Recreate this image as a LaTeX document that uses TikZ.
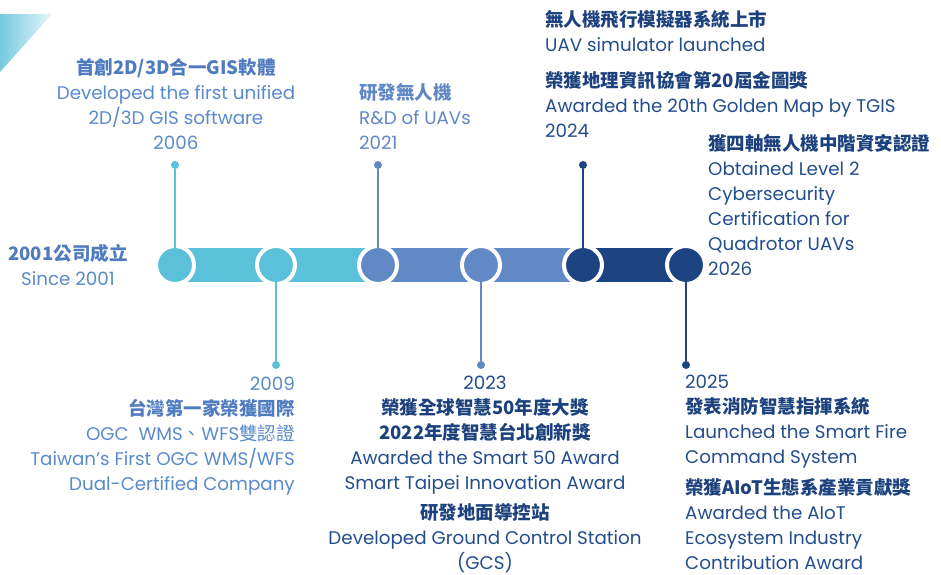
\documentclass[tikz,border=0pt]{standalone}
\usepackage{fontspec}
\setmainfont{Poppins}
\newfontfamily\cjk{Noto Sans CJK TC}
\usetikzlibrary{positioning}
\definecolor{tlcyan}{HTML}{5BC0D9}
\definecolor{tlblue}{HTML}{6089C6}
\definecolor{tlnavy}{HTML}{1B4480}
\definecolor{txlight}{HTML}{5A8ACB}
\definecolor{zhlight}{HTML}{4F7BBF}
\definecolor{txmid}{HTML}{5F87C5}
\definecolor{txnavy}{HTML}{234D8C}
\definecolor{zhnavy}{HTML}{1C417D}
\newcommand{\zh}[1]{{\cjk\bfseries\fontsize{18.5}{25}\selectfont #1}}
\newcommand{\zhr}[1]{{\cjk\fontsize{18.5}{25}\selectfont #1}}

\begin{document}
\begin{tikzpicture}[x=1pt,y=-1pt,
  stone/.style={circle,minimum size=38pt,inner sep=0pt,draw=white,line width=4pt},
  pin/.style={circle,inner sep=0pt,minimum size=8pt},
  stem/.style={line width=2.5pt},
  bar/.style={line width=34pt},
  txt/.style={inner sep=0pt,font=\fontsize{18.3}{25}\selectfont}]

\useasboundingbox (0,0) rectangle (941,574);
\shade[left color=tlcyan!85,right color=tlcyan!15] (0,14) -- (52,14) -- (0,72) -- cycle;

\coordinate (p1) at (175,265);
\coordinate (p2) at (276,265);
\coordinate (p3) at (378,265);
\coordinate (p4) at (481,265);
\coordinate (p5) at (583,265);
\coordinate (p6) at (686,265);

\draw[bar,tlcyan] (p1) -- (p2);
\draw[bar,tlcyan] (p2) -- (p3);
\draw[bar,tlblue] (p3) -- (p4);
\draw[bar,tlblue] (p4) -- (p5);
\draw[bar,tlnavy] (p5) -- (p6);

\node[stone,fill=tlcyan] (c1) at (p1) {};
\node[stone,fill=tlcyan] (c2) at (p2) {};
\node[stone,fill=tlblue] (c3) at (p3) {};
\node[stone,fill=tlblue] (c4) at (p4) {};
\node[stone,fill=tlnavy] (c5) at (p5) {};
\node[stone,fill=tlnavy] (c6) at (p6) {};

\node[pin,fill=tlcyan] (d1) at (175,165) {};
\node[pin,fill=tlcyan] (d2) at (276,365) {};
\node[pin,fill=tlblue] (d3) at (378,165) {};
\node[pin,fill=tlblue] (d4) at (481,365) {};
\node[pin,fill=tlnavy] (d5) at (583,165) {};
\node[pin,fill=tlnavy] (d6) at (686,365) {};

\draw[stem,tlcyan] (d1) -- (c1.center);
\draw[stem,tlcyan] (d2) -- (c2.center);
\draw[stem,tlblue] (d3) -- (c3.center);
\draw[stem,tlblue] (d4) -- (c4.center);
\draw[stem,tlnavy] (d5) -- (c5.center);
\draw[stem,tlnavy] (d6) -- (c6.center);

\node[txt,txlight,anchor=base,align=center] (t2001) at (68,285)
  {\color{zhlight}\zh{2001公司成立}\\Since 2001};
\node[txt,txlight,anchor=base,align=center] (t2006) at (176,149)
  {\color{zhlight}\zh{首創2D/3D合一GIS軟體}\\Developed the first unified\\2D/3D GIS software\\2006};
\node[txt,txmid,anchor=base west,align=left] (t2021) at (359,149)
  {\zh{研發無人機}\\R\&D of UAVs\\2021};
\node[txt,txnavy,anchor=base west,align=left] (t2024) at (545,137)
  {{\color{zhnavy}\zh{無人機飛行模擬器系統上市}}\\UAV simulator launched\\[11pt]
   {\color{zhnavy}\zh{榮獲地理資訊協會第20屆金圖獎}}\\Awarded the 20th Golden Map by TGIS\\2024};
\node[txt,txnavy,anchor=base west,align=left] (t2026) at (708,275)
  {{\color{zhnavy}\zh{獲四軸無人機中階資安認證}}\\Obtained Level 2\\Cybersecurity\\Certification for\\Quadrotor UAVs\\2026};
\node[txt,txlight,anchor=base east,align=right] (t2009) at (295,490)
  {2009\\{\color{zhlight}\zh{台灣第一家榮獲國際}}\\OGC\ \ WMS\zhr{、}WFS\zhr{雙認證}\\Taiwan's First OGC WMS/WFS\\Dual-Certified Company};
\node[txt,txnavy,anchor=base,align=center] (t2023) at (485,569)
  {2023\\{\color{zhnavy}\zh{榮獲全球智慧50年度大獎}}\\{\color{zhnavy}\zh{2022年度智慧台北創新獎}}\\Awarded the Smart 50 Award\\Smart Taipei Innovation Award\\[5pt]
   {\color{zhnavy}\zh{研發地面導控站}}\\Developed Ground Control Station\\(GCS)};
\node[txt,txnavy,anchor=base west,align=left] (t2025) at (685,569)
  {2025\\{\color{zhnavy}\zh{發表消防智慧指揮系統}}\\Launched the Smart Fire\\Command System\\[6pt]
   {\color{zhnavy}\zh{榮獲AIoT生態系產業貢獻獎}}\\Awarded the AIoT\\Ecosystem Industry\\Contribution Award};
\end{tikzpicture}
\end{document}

## Task to complete
Write the listing out a second time exactly, dropping all images.

## Task response
Recreate this image as a LaTeX document that uses TikZ.
\documentclass[tikz,border=0pt]{standalone}
\usepackage{fontspec}
\setmainfont{Poppins}
\newfontfamily\cjk{Noto Sans CJK TC}
\usetikzlibrary{positioning}
\definecolor{tlcyan}{HTML}{5BC0D9}
\definecolor{tlblue}{HTML}{6089C6}
\definecolor{tlnavy}{HTML}{1B4480}
\definecolor{txlight}{HTML}{5A8ACB}
\definecolor{zhlight}{HTML}{4F7BBF}
\definecolor{txmid}{HTML}{5F87C5}
\definecolor{txnavy}{HTML}{234D8C}
\definecolor{zhnavy}{HTML}{1C417D}
\newcommand{\zh}[1]{{\cjk\bfseries\fontsize{18.5}{25}\selectfont #1}}
\newcommand{\zhr}[1]{{\cjk\fontsize{18.5}{25}\selectfont #1}}

\begin{document}
\begin{tikzpicture}[x=1pt,y=-1pt,
  stone/.style={circle,minimum size=38pt,inner sep=0pt,draw=white,line width=4pt},
  pin/.style={circle,inner sep=0pt,minimum size=8pt},
  stem/.style={line width=2.5pt},
  bar/.style={line width=34pt},
  txt/.style={inner sep=0pt,font=\fontsize{18.3}{25}\selectfont}]

\useasboundingbox (0,0) rectangle (941,574);
\shade[left color=tlcyan!85,right color=tlcyan!15] (0,14) -- (52,14) -- (0,72) -- cycle;

\coordinate (p1) at (175,265);
\coordinate (p2) at (276,265);
\coordinate (p3) at (378,265);
\coordinate (p4) at (481,265);
\coordinate (p5) at (583,265);
\coordinate (p6) at (686,265);

\draw[bar,tlcyan] (p1) -- (p2);
\draw[bar,tlcyan] (p2) -- (p3);
\draw[bar,tlblue] (p3) -- (p4);
\draw[bar,tlblue] (p4) -- (p5);
\draw[bar,tlnavy] (p5) -- (p6);

\node[stone,fill=tlcyan] (c1) at (p1) {};
\node[stone,fill=tlcyan] (c2) at (p2) {};
\node[stone,fill=tlblue] (c3) at (p3) {};
\node[stone,fill=tlblue] (c4) at (p4) {};
\node[stone,fill=tlnavy] (c5) at (p5) {};
\node[stone,fill=tlnavy] (c6) at (p6) {};

\node[pin,fill=tlcyan] (d1) at (175,165) {};
\node[pin,fill=tlcyan] (d2) at (276,365) {};
\node[pin,fill=tlblue] (d3) at (378,165) {};
\node[pin,fill=tlblue] (d4) at (481,365) {};
\node[pin,fill=tlnavy] (d5) at (583,165) {};
\node[pin,fill=tlnavy] (d6) at (686,365) {};

\draw[stem,tlcyan] (d1) -- (c1.center);
\draw[stem,tlcyan] (d2) -- (c2.center);
\draw[stem,tlblue] (d3) -- (c3.center);
\draw[stem,tlblue] (d4) -- (c4.center);
\draw[stem,tlnavy] (d5) -- (c5.center);
\draw[stem,tlnavy] (d6) -- (c6.center);

\node[txt,txlight,anchor=base,align=center] (t2001) at (68,285)
  {\color{zhlight}\zh{2001公司成立}\\Since 2001};
\node[txt,txlight,anchor=base,align=center] (t2006) at (176,149)
  {\color{zhlight}\zh{首創2D/3D合一GIS軟體}\\Developed the first unified\\2D/3D GIS software\\2006};
\node[txt,txmid,anchor=base west,align=left] (t2021) at (359,149)
  {\zh{研發無人機}\\R\&D of UAVs\\2021};
\node[txt,txnavy,anchor=base west,align=left] (t2024) at (545,137)
  {{\color{zhnavy}\zh{無人機飛行模擬器系統上市}}\\UAV simulator launched\\[11pt]
   {\color{zhnavy}\zh{榮獲地理資訊協會第20屆金圖獎}}\\Awarded the 20th Golden Map by TGIS\\2024};
\node[txt,txnavy,anchor=base west,align=left] (t2026) at (708,275)
  {{\color{zhnavy}\zh{獲四軸無人機中階資安認證}}\\Obtained Level 2\\Cybersecurity\\Certification for\\Quadrotor UAVs\\2026};
\node[txt,txlight,anchor=base east,align=right] (t2009) at (295,490)
  {2009\\{\color{zhlight}\zh{台灣第一家榮獲國際}}\\OGC\ \ WMS\zhr{、}WFS\zhr{雙認證}\\Taiwan's First OGC WMS/WFS\\Dual-Certified Company};
\node[txt,txnavy,anchor=base,align=center] (t2023) at (485,569)
  {2023\\{\color{zhnavy}\zh{榮獲全球智慧50年度大獎}}\\{\color{zhnavy}\zh{2022年度智慧台北創新獎}}\\Awarded the Smart 50 Award\\Smart Taipei Innovation Award\\[5pt]
   {\color{zhnavy}\zh{研發地面導控站}}\\Developed Ground Control Station\\(GCS)};
\node[txt,txnavy,anchor=base west,align=left] (t2025) at (685,569)
  {2025\\{\color{zhnavy}\zh{發表消防智慧指揮系統}}\\Launched the Smart Fire\\Command System\\[6pt]
   {\color{zhnavy}\zh{榮獲AIoT生態系產業貢獻獎}}\\Awarded the AIoT\\Ecosystem Industry\\Contribution Award};
\end{tikzpicture}
\end{document}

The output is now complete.